[Extracted entries start]

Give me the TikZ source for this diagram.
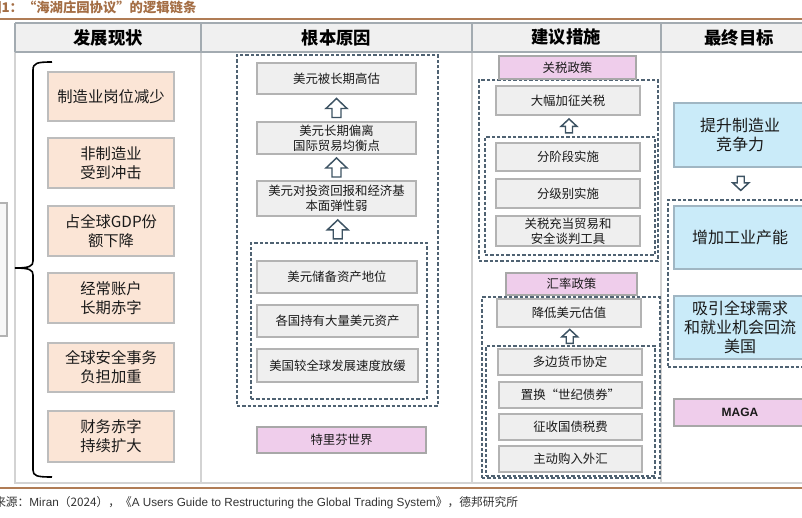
\documentclass[tikz,border=0pt]{standalone}
\usepackage{fontspec}
\setmainfont{Liberation Sans}
\newfontfamily\cjk{Noto Sans CJK SC}
\usetikzlibrary{calc}
\definecolor{brownl}{HTML}{B07C55}
\definecolor{titlec}{HTML}{A46E45}
\definecolor{hdrf}{HTML}{F0F0F0}
\definecolor{hdrl}{HTML}{A3ABB1}
\definecolor{tabl}{HTML}{D3D3D3}
\definecolor{peachf}{HTML}{FBE5D6}
\definecolor{peachd}{HTML}{BDBDBD}
\definecolor{grayf}{HTML}{EFEFEF}
\definecolor{grayd}{HTML}{B3B3B3}
\definecolor{pinkf}{HTML}{EFCDEB}
\definecolor{pinkd}{HTML}{A8A8A8}
\definecolor{bluef}{HTML}{CAEBF9}
\definecolor{blued}{HTML}{A0B6C3}
\definecolor{dashc}{HTML}{4F6272}
\definecolor{arrc}{HTML}{3D5363}
\definecolor{txt}{HTML}{1A1A1A}
\definecolor{srcc}{HTML}{333333}
\newcommand\bx[7]{\node[#6, minimum width={(#4-#2)*0.75pt}, minimum height={(#5-#3)*0.75pt}] (#1) at ({(#2+#4)/2},{(#3+#5)/2}) {#7};}
\tikzset{
 base/.style={inner sep=1pt, align=center, text=txt, line width=0.8pt},
 peach/.style={base, draw=peachd, fill=peachf, font=\cjk\fontsize{11.5}{14.25}\selectfont},
 grayb/.style={base, draw=grayd, fill=grayf, font=\cjk\fontsize{9.3}{11.25}\selectfont},
 pinkb/.style={base, draw=pinkd, fill=pinkf, font=\cjk\fontsize{9.3}{11}\selectfont},
 blueb/.style={base, draw=blued, fill=bluef, font=\cjk\fontsize{12}{14.3}\selectfont},
 dbox/.style={draw=dashc, line width=1pt, dash pattern=on 2.5pt off 1.5pt, inner sep=0pt},
 hollow/.style={draw=arrc, fill=white, line width=1.1pt, line join=miter},
 hdr/.style={font=\cjk\bfseries\fontsize{13}{15}\selectfont, text=black, inner sep=0pt},
 pics/blockup/.style n args={4}{code={
  \draw[hollow] (0,{-#1/2}) -- (#2,{-#1/2+#4}) -- (#3,{-#1/2+#4}) -- (#3,{#1/2}) -- ({-#3},{#1/2}) -- ({-#3},{-#1/2+#4}) -- ({-#2},{-#1/2+#4}) -- cycle;
 }},
}
\begin{document}
\begin{tikzpicture}[x=0.75pt,y=-0.75pt]
\useasboundingbox (0,0) rectangle (802,517);
\clip (0,0) rectangle (802,517);
% title and rules
\node[anchor=west, inner sep=0pt, text=titlec, font=\cjk\bfseries\fontsize{10}{12}\selectfont] (title) at (-12,7) {图1：“海湖庄园协议”的逻辑链条};
\draw[brownl, line width=1.5pt] (0,19) -- (802,19);
\draw[brownl, line width=1.5pt] (0,488) -- (802,488);
% table
\fill[hdrf] (15,23) rectangle (817,52);
\draw[tabl, line width=0.8pt] (15,52) -- (15,483) -- (817,483);
\draw[tabl, line width=0.8pt] (201,52) -- (201,483) (472,52) -- (472,483) (661,52) -- (661,483);
\draw[hdrl, line width=0.9pt] (15,23) -- (817,23) (15,52) -- (817,52) (15,23) -- (15,52) (201,23) -- (201,52) (472,23) -- (472,52) (661,23) -- (661,52);
\node[hdr] (h1) at (108,37.5) {发展现状};
\node[hdr] (h2) at (336.5,37.5) {根本原因};
\node[hdr] (h3) at (566,37.5) {建议措施};
\node[hdr] (h4) at (739,37.5) {最终目标};
% clipped box at far left
\draw[grayd, fill=grayf!50, line width=0.8pt] (-10,203) rectangle (7,336);
% brace
\draw[black, line width=1.2pt] (52,62) .. controls (37,62) and (33,63) .. (33,70) -- (33,261) .. controls (33,266) and (30,268) .. (15,268) .. controls (30,268) and (33,270) .. (33,275) -- (33,470) .. controls (33,476) and (37,477) .. (52,477);
% left column
\bx{l1}{48}{72}{174}{121}{peach}{制造业岗位减少}
\bx{l2}{48}{138}{174}{188}{peach}{非制造业\\受到冲击}
\bx{l3}{48}{206}{174}{256}{peach}{占全球GDP份\\额下降}
\bx{l4}{48}{273}{174}{323}{peach}{经常账户\\长期赤字}
\bx{l5}{48}{343}{174}{392}{peach}{全球安全事务\\负担加重}
\bx{l6}{48}{411}{174}{462}{peach}{财务赤字\\持续扩大}
% middle column
\bx{d1}{237}{55}{438}{406}{dbox}{}
\bx{d2}{251}{243}{427}{399}{dbox}{}
\bx{m1}{257}{63}{416}{94}{grayb}{美元被长期高估}
\bx{m2}{257}{122}{416}{154}{grayb}{美元长期偏离\\国际贸易均衡点}
\bx{m3}{257}{181}{416}{216}{grayb}{美元对投资回报和经济基\\本面弹性弱}
\bx{m4}{257}{261}{417}{293}{grayb}{美元储备资产地位}
\bx{m5}{257}{305}{418}{337}{grayb}{各国持有大量美元资产}
\bx{m6}{257}{349}{418}{382}{grayb}{美国较全球发展速度放缓}
\bx{p1}{257}{427}{426}{453}{pinkb}{特里芬世界}
\pic at ($(m2.north)!0.5!(m1.south)$) {blockup={19}{10.5}{4.5}{10}};
\pic at ($(m3.north)!0.5!(m2.south)$) {blockup={19}{10.5}{4.5}{10}};
\pic at ($(d2.north)!0.5!(m3.south)$) {blockup={19}{10.5}{4.5}{10}};
% column 3
\bx{d3}{479}{80}{658}{261}{dbox}{}
\bx{d4}{485}{137}{655}{255}{dbox}{}
\bx{p2}{499}{56}{636}{79}{pinkb}{关税政策}
\bx{c1}{496}{86}{640}{115}{grayb}{大幅加征关税}
\bx{c2}{496}{143}{640}{171}{grayb}{分阶段实施}
\bx{c3}{496}{179}{640}{208}{grayb}{分级别实施}
\bx{c4}{496}{216}{640}{246}{grayb}{关税充当贸易和\\安全谈判工具}
\pic at ($(d4.north)!0.5!(c1.south)$) {blockup={14}{8}{3.5}{7.5}};
\bx{d5}{482}{297}{660}{478}{dbox}{}
\bx{d6}{486}{346}{655}{476}{dbox}{}
\bx{p3}{506}{273}{637}{295}{pinkb}{汇率政策}
\bx{c5}{497}{299}{641}{327}{grayb}{降低美元估值}
\bx{c6}{498}{349}{642}{375}{grayb}{多边货币协定}
\bx{c7}{499}{382}{642}{408}{grayb}{置换“世纪债券”}
\bx{c8}{499}{414}{642}{440}{grayb}{征收国债税费}
\bx{c9}{499}{446}{642}{472}{grayb}{主动购入外汇}
\pic at ($(d6.north)!0.5!(c5.south)$) {blockup={14}{8}{3.5}{7.5}};
% column 4
\bx{d7}{668}{200}{815}{367}{dbox}{}
\bx{b1}{674}{103}{806}{167}{blueb}{提升制造业\\竞争力}
\bx{b2}{674}{206}{806}{269}{blueb}{增加工业产能}
\bx{b3}{674}{296}{806}{359}{blueb}{吸引全球需求\\和就业机会回流\\美国}
\bx{p4}{674}{399}{806}{426}{pinkb, font=\bfseries\fontsize{9}{11}\selectfont}{MAGA}
\pic[rotate=180] at ($(b1.south)!0.5!(d7.north)$) {blockup={14}{8}{3.5}{7.5}};
% source
\node[anchor=west, inner sep=0pt, text=srcc, font=\fontsize{8.8}{10}\selectfont] (src) at (-6,503) {{\cjk 来源：}Miran{\cjk （2024），《}A Users Guide to Restructuring the Global Trading System{\cjk 》，德邦研究所}};
\end{tikzpicture}
\end{document}
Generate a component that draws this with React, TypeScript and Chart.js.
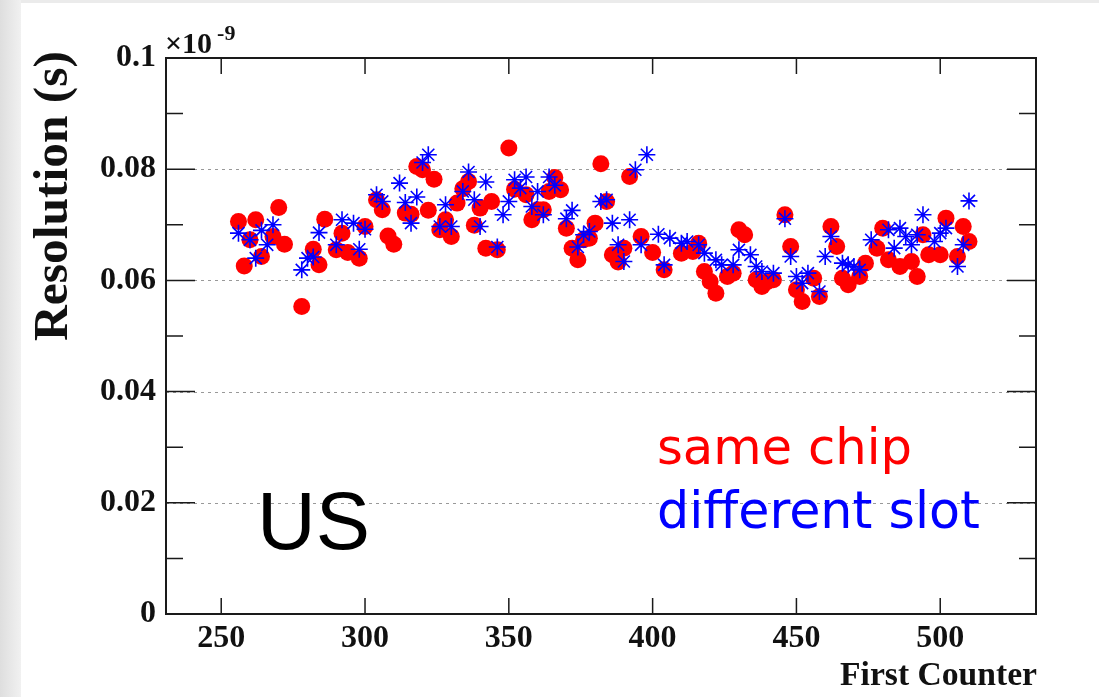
import React, { useEffect, useRef } from "react";
import { Chart, registerables } from "chart.js";

Chart.register(...registerables);

const W = 1099;
const H = 697;

// First counter index (x) for every measured pair
const counters = [
  256, 258, 260, 262, 264, 266, 268, 270, 272, 274, 276, 278, 280, 282, 284, 286,
  288, 290, 292, 294, 296, 298, 300, 302, 304, 306, 308, 310, 312, 314, 316, 318,
  320, 322, 324, 326, 328, 330, 332, 334, 336, 338, 340, 342, 344, 346, 348, 350,
  352, 354, 356, 358, 360, 362, 364, 366, 368, 370, 372, 374, 376, 378, 380, 382,
  384, 386, 388, 390, 392, 394, 396, 398, 400, 402, 404, 406, 408, 410, 412, 414,
  416, 418, 420, 422, 424, 426, 428, 430, 432, 434, 436, 438, 440, 442, 444, 446,
  448, 450, 452, 454, 456, 458, 460, 462, 464, 466, 468, 470, 472, 474, 476, 478,
  480, 482, 484, 486, 488, 490, 492, 494, 496, 498, 500, 502, 504, 506, 508, 510,
];

// Resolution in units of 1e-9 s ("same chip", red circles)
const sameChip = [
  0.0706, 0.0626, 0.0673, 0.0709, 0.0643, null, 0.0679, 0.0731, 0.0665, null, null, 0.0553, null, 0.0656, 0.0628, 0.0710,
  null, 0.0655, 0.0685, 0.0650, null, 0.0640, 0.0697, null, 0.0745, 0.0727, 0.0680, 0.0665, null, 0.0721, 0.0719, 0.0805,
  0.0799, 0.0726, 0.0782, 0.0691, 0.0709, 0.0679, 0.0739, 0.0765, 0.0778, 0.0699, 0.0730, 0.0658, 0.0742, 0.0655, null, 0.0838,
  0.0764, null, 0.0754, 0.0709, 0.0727, 0.0727, 0.0760, 0.0785, 0.0763, 0.0694, 0.0658, 0.0637, 0.0673, 0.0676, 0.0703, 0.0810,
  0.0742, 0.0646, 0.0633, 0.0658, 0.0787, null, 0.0679, null, 0.0650, null, 0.0619, null, null, 0.0649, null, 0.0652,
  0.0667, 0.0616, 0.0598, 0.0577, null, 0.0607, 0.0613, 0.0691, 0.0682, null, 0.0601, 0.0589, 0.0598, 0.0601, null, 0.0718,
  0.0661, 0.0583, 0.0562, null, 0.0604, 0.0571, null, 0.0697, 0.0661, 0.0604, 0.0592, null, 0.0607, 0.0631, null, 0.0658,
  0.0694, 0.0637, null, 0.0625, null, 0.0634, 0.0607, 0.0682, 0.0646, null, 0.0646, 0.0712, null, 0.0643, 0.0697, 0.0670,
];

// Resolution in units of 1e-9 s ("different slot", blue asterisks)
const differentSlot = [
  0.0685, null, 0.0673, 0.0640, 0.0690, 0.0664, 0.0700, null, null, null, null, 0.0619, 0.0640, 0.0642, 0.0686, null,
  null, 0.0664, 0.0709, null, 0.0703, 0.0656, 0.0692, null, 0.0754, 0.0742, null, null, 0.0775, 0.0740, 0.0703, 0.0750,
  0.0812, 0.0826, null, 0.0697, 0.0736, 0.0697, null, 0.0760, 0.0795, 0.0745, 0.0697, 0.0777, null, 0.0660, 0.0718, 0.0742,
  0.0781, 0.0766, 0.0786, 0.0733, 0.0760, 0.0718, 0.0786, 0.0771, null, 0.0711, 0.0726, 0.0660, 0.0682, 0.0688, null, 0.0742,
  0.0745, 0.0703, 0.0664, 0.0634, 0.0709, 0.0799, 0.0664, 0.0826, null, 0.0683, 0.0628, 0.0676, null, 0.0667, 0.0670, null,
  0.0664, 0.0649, null, 0.0637, 0.0628, null, 0.0628, 0.0655, null, 0.0646, 0.0625, 0.0616, null, 0.0613, null, 0.0711,
  0.0643, 0.0607, 0.0595, 0.0613, null, 0.0580, 0.0643, 0.0679, null, 0.0631, 0.0628, 0.0625, 0.0619, null, 0.0673, null,
  null, 0.0691, 0.0658, 0.0694, 0.0679, 0.0664, 0.0682, 0.0718, null, 0.0670, 0.0685, 0.0694, null, 0.0625, 0.0664, 0.0743,
];

const xTicks = [250, 300, 350, 400, 450, 500];
const yMajorTicks = [0, 0.02, 0.04, 0.06, 0.08, 0.1];
const yMinorTicks = [0.01, 0.03, 0.05, 0.07, 0.09];
const xRange = [230.8, 533.3];
const yRange = [0, 0.1];

const SERIF = '"Liberation Serif", "Times New Roman", serif';
const SANS = '"DejaVu Sans", sans-serif';

function fitFont(ctx: CanvasRenderingContext2D, text: string, weight: string, family: string, width: number) {
  ctx.font = `${weight} 100px ${family}`;
  const w = ctx.measureText(text).width;
  return `${weight} ${((100 * width) / w).toFixed(2)}px ${family}`;
}

const rootStyle = {
  id: "rootStyle",
  beforeDraw(chart: any) {
    const ctx: CanvasRenderingContext2D = chart.ctx;
    ctx.save();
    ctx.fillStyle = "#ebebeb";
    ctx.fillRect(0, 0, W, H);
    const g = ctx.createLinearGradient(0, 0, 21, 0);
    g.addColorStop(0, "#dedede");
    g.addColorStop(1, "#f1f1f1");
    ctx.fillStyle = g;
    ctx.fillRect(0, 0, 21, H);
    ctx.fillStyle = "#ffffff";
    ctx.fillRect(21, 3, W - 21, H - 3);
    ctx.restore();
  },
  beforeDatasetsDraw(chart: any) {
    const ctx: CanvasRenderingContext2D = chart.ctx;
    const { left, right } = chart.chartArea;
    const ys = chart.scales.y;
    ctx.save();
    ctx.strokeStyle = "#999999";
    ctx.lineWidth = 1;
    ctx.setLineDash([3, 4]);
    yMajorTicks.forEach((v) => {
      if (v <= yRange[0] || v >= yRange[1]) return;
      const py = Math.round(ys.getPixelForValue(v)) + 0.5;
      ctx.beginPath();
      ctx.moveTo(left, py);
      ctx.lineTo(right, py);
      ctx.stroke();
    });
    ctx.restore();
  },
  afterDatasetsDraw(chart: any) {
    const ctx: CanvasRenderingContext2D = chart.ctx;
    const { left, right, top, bottom } = chart.chartArea;
    const xs = chart.scales.x;
    const ys = chart.scales.y;
    ctx.save();
    // ticks (inward, ROOT style)
    ctx.strokeStyle = "#1a1a1a";
    ctx.lineWidth = 1.5;
    ctx.beginPath();
    yMajorTicks.forEach((v) => {
      const py = ys.getPixelForValue(v);
      ctx.moveTo(left, py);
      ctx.lineTo(left + 29, py);
      ctx.moveTo(right, py);
      ctx.lineTo(right - 29, py);
    });
    yMinorTicks.forEach((v) => {
      const py = ys.getPixelForValue(v);
      ctx.moveTo(left, py);
      ctx.lineTo(left + 17, py);
      ctx.moveTo(right, py);
      ctx.lineTo(right - 17, py);
    });
    xTicks.forEach((v) => {
      const px = xs.getPixelForValue(v);
      ctx.moveTo(px, bottom);
      ctx.lineTo(px, bottom - 16);
      ctx.moveTo(px, top);
      ctx.lineTo(px, top + 16);
    });
    ctx.stroke();
    // frame
    ctx.strokeStyle = "#1a1a1a";
    ctx.lineWidth = 2;
    ctx.strokeRect(left, top, right - left, bottom - top);

    // exponent
    ctx.fillStyle = "#111";
    ctx.textBaseline = "alphabetic";
    ctx.textAlign = "left";
    ctx.font = `bold 30px ${SERIF}`;
    ctx.fillText("×10", 165, 53);
    const ew = ctx.measureText("×10").width;
    ctx.font = `bold 22px ${SERIF}`;
    ctx.fillText("-9", 165 + ew + 5, 40);

    // y title
    ctx.save();
    ctx.translate(54, 196);
    ctx.rotate(-Math.PI / 2);
    ctx.textAlign = "center";
    ctx.textBaseline = "middle";
    ctx.font = fitFont(ctx, "Resolution (s)", "bold", SERIF, 290);
    ctx.fillText("Resolution (s)", 0, 0);
    ctx.restore();

    // x title
    ctx.textAlign = "right";
    ctx.textBaseline = "alphabetic";
    ctx.font = fitFont(ctx, "First Counter", "bold", SERIF, 197);
    ctx.fillText("First Counter", 1037, 685);

    // annotations
    ctx.textAlign = "left";
    ctx.fillStyle = "#000000";
    ctx.font = fitFont(ctx, "US", "normal", '"Liberation Sans", Arial, sans-serif', 113);
    ctx.fillText("US", 257, 549);
    ctx.fillStyle = "#ff0000";
    ctx.font = fitFont(ctx, "same chip", "normal", SANS, 255);
    ctx.fillText("same chip", 657, 464);
    ctx.fillStyle = "#0000ff";
    ctx.font = fitFont(ctx, "different slot", "normal", SANS, 323);
    ctx.fillText("different slot", 657, 528);
    ctx.restore();
  },
};

export default function App() {
  const ref = useRef<HTMLCanvasElement>(null);

  useEffect(() => {
    const canvas = ref.current;
    if (!canvas) return;
    const toPoints = (vals: (number | null)[]) =>
      counters
        .map((x, i) => ({ x, y: vals[i] }))
        .filter((p) => p.y !== null) as { x: number; y: number }[];

    const tickFont = { family: SERIF, weight: "bold" as const, size: 32 };

    const chart = new Chart(canvas, {
      type: "scatter",
      data: {
        datasets: [
          {
            label: "different slot",
            data: toPoints(differentSlot),
            pointStyle: "star",
            pointRadius: 8.5,
            pointBorderColor: "#0000ff",
            pointBackgroundColor: "#0000ff",
            pointBorderWidth: 1.6,
          },
          {
            label: "same chip",
            data: toPoints(sameChip),
            pointStyle: "circle",
            pointRadius: 8.5,
            pointBackgroundColor: "#ff0000",
            pointBorderColor: "#ff0000",
            pointBorderWidth: 0,
          },
        ],
      },
      options: {
        responsive: false,
        animation: false,
        devicePixelRatio: 1,
        events: [],
        layout: { padding: { top: 58, right: 63, left: 0, bottom: 0 } },
        plugins: { legend: { display: false }, tooltip: { enabled: false } },
        scales: {
          x: {
            type: "linear",
            min: xRange[0],
            max: xRange[1],
            grid: { display: false },
            border: { display: false },
            ticks: { font: tickFont, color: "#111", padding: -2, callback: (v: any) => String(v) },
            afterBuildTicks: (s: any) => {
              s.ticks = xTicks.map((v) => ({ value: v }));
            },
            afterFit: (s: any) => {
              s.height = 83;
            },
          },
          y: {
            type: "linear",
            min: yRange[0],
            max: yRange[1],
            grid: { display: false },
            border: { display: false },
            ticks: {
              font: tickFont,
              color: "#111",
              padding: 2,
              callback: (v: any) => {
                const n = Number(v);
                return n === 0 ? "0" : String(parseFloat(n.toFixed(2)));
              },
            },
            afterBuildTicks: (s: any) => {
              s.ticks = yMajorTicks.map((v) => ({ value: v }));
            },
            afterFit: (s: any) => {
              s.width = 166;
            },
          },
        },
      },
      plugins: [rootStyle],
    });
    return () => chart.destroy();
  }, []);

  return (
    <div style={{ position: "fixed", left: 0, top: 0, width: W, height: H, background: "#fff" }}>
      <canvas ref={ref} width={W} height={H} style={{ display: "block", width: W, height: H }} />
    </div>
  );
}
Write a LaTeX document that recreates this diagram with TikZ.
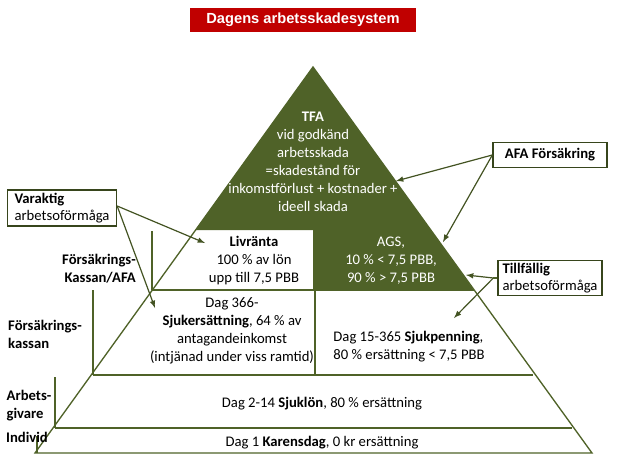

[Extracted entries end]

• Task prompt: Lines that hold "this" are the ones to copy; find all of them.

• Answer to the problem:
Give me the TikZ source for this diagram.
Generate a component that draws this with React, TypeScript and Chart.js.
Write a LaTeX document that recreates this diagram with TikZ.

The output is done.